Australians are suffering more than ever to various cyber scams, with the ACCC’s ninth annual Targeting Scams Report confirming the ACCC received more than 200,000 scam reports costing a total of roughly $340 million during 2017, a $40 million increase from 2016. Whilst this increase is attributed to a variety of different cyber scams, including investment scams which totalled $64 million, an increase of more than 8%, the second largest contributor to the $340 million total losses was from dating and romance scams which amounted to $42 million. The search for love clearly has its costs. With the average loss suffered per victim totalling $6500, these losses are not inconsequential and continue to push cybersecurity into the forefront of both individuals and businesses daily activities.

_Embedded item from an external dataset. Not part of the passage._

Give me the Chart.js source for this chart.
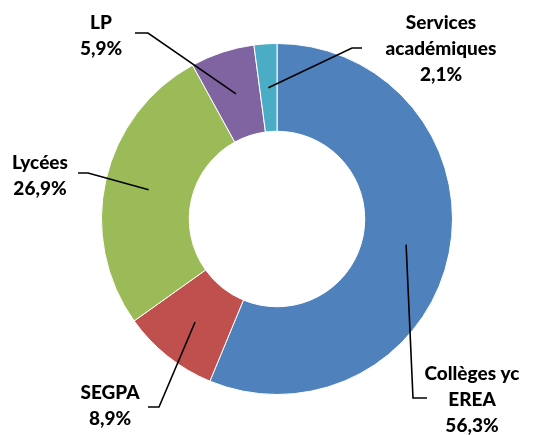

According to the report and reiterated by ACCC Deputy Chair Delia Rickard, some of the larger amounts lost in a single scam total more than $1 million. Often larger amounts such as these are losses through business email compromise (BEC) scams. BEC scams involve impersonating individuals by utilising credentials obtained via phishing attacks to then issue false invoices or convince the individual to hand over banking details. The costs of the BEC scams in 2017 according to the ACCC’s report totalled $21.1 million. Attacks like BEC are heavily reliant on the scammers being able to impersonate individuals via the use of credentials gained via other attacks. Consequently, and keeping in mind this week is Scams Awareness Week, organisations need to ensure they are not contributing to the increased cybercrime activity by implementing and maintaining strong cybersecurity protections and training.
A sobering perspective is that as much of these scams are never made public due to the personal or professional embarrassment, it’s quite likely that we are underestimating their prevalence.